| Task goal |
Pictures stay out of this copy, which runs from the first line of the material through the line containing "(0,0) rectangle (456,747);".

| Available data |
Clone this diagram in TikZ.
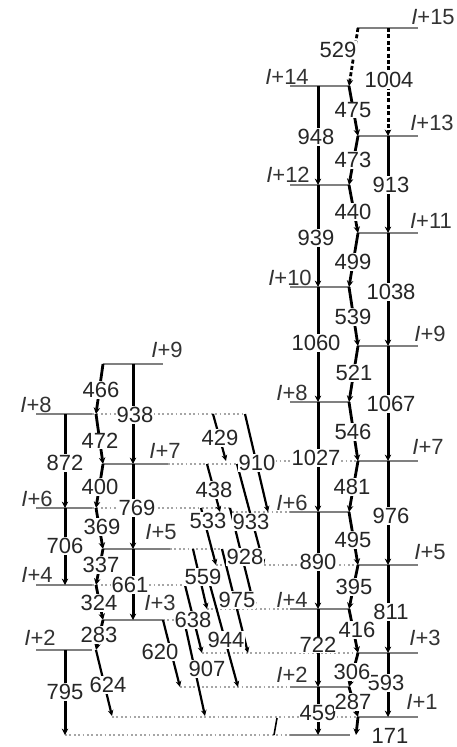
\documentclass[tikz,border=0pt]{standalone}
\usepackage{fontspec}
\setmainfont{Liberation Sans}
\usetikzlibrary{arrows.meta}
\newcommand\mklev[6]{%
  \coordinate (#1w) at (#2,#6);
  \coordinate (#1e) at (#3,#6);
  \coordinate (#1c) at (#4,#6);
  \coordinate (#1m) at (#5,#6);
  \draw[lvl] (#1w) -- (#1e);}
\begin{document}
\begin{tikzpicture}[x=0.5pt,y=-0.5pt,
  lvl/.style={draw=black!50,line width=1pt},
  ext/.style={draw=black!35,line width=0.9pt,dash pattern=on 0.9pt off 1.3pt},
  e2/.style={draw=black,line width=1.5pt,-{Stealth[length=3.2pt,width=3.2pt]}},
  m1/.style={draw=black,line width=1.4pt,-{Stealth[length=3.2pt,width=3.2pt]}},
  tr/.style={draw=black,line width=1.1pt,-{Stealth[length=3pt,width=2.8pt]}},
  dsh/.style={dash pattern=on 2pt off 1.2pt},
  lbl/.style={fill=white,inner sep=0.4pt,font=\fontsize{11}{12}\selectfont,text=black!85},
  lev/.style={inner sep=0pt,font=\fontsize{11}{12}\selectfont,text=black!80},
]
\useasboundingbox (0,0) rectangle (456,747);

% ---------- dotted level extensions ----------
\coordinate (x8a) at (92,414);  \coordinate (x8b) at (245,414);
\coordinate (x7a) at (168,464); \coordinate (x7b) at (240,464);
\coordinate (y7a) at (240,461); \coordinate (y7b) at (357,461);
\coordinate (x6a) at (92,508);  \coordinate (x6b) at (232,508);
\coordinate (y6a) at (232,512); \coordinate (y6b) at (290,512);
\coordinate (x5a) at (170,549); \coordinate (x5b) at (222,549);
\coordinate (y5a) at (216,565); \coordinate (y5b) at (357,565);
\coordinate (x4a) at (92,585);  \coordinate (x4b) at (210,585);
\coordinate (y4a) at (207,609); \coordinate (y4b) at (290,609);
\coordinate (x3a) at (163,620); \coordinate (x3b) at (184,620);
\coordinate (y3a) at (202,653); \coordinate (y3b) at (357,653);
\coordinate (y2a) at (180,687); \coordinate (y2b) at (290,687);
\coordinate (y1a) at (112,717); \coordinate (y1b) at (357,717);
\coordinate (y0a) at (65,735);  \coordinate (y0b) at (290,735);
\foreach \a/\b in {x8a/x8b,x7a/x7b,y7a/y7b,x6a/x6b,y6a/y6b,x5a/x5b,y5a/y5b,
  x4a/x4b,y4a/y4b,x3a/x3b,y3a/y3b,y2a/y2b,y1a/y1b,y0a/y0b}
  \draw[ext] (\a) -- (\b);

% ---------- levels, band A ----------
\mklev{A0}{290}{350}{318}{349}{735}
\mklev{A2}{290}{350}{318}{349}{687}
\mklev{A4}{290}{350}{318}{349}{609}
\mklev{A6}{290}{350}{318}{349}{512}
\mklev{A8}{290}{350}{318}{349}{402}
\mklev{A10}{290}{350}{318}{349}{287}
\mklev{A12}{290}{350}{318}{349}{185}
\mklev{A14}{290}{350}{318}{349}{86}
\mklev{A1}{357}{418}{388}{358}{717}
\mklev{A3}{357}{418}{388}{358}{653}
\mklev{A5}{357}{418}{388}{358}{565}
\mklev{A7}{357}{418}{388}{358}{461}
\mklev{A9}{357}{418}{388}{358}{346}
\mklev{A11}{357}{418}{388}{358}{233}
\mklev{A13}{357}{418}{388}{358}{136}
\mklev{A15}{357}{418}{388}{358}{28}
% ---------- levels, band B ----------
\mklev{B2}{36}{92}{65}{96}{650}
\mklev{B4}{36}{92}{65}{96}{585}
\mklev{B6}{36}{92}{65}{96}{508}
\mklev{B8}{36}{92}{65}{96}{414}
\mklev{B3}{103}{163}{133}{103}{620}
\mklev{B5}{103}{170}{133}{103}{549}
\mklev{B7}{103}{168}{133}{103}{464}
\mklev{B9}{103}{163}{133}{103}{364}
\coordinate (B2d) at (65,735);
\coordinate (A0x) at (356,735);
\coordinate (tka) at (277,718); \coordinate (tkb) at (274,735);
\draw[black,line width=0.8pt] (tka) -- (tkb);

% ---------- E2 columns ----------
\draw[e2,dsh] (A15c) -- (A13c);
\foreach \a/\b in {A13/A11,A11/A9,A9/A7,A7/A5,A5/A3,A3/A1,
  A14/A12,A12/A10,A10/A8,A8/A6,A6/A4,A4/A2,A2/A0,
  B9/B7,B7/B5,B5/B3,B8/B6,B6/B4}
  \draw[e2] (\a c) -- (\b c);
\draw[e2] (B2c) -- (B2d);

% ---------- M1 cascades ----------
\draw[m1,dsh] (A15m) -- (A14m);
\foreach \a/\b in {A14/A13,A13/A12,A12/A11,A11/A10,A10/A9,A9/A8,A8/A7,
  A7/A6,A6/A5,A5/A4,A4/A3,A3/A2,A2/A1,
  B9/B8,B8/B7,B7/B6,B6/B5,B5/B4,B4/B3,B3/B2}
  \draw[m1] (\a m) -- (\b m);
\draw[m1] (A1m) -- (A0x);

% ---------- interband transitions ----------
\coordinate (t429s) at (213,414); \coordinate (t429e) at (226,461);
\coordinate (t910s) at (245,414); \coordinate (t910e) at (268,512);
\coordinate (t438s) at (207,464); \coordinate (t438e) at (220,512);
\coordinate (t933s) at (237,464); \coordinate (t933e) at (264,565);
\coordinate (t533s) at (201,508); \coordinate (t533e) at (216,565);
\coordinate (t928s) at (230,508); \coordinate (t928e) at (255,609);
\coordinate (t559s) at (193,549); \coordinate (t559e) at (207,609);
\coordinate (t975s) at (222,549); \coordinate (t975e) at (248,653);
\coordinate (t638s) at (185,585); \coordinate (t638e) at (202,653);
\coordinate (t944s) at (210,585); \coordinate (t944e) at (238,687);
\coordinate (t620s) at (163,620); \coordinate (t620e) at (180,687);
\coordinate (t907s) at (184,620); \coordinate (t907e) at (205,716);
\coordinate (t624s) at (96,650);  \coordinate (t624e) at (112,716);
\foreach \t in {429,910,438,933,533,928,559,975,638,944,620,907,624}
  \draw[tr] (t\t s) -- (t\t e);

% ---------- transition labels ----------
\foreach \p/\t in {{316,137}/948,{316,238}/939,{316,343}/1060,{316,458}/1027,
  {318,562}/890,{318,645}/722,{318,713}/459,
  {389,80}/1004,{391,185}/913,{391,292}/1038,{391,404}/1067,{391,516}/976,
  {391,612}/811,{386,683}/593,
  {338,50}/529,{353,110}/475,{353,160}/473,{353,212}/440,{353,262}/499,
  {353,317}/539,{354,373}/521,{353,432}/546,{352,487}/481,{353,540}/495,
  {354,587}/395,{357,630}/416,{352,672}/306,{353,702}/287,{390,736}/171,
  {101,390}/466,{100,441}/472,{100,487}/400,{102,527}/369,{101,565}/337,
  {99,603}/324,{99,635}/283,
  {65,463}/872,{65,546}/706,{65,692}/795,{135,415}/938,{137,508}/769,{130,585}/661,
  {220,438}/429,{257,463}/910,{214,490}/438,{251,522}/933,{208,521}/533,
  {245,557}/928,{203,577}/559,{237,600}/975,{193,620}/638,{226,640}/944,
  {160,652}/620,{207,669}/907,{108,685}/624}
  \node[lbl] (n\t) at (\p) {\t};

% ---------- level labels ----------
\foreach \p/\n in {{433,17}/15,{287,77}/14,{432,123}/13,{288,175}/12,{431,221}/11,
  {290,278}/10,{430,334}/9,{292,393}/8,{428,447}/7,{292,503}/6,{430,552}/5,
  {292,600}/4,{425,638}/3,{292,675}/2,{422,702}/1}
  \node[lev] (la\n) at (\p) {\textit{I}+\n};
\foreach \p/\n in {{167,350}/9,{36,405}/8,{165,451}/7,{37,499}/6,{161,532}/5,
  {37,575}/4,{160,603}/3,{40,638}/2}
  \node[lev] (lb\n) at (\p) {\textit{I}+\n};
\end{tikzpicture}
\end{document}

| Solution to the problem |
Clone this diagram in TikZ.
\documentclass[tikz,border=0pt]{standalone}
\usepackage{fontspec}
\setmainfont{Liberation Sans}
\usetikzlibrary{arrows.meta}
\newcommand\mklev[6]{%
  \coordinate (#1w) at (#2,#6);
  \coordinate (#1e) at (#3,#6);
  \coordinate (#1c) at (#4,#6);
  \coordinate (#1m) at (#5,#6);
  \draw[lvl] (#1w) -- (#1e);}
\begin{document}
\begin{tikzpicture}[x=0.5pt,y=-0.5pt,
  lvl/.style={draw=black!50,line width=1pt},
  ext/.style={draw=black!35,line width=0.9pt,dash pattern=on 0.9pt off 1.3pt},
  e2/.style={draw=black,line width=1.5pt,-{Stealth[length=3.2pt,width=3.2pt]}},
  m1/.style={draw=black,line width=1.4pt,-{Stealth[length=3.2pt,width=3.2pt]}},
  tr/.style={draw=black,line width=1.1pt,-{Stealth[length=3pt,width=2.8pt]}},
  dsh/.style={dash pattern=on 2pt off 1.2pt},
  lbl/.style={fill=white,inner sep=0.4pt,font=\fontsize{11}{12}\selectfont,text=black!85},
  lev/.style={inner sep=0pt,font=\fontsize{11}{12}\selectfont,text=black!80},
]
\useasboundingbox (0,0) rectangle (456,747);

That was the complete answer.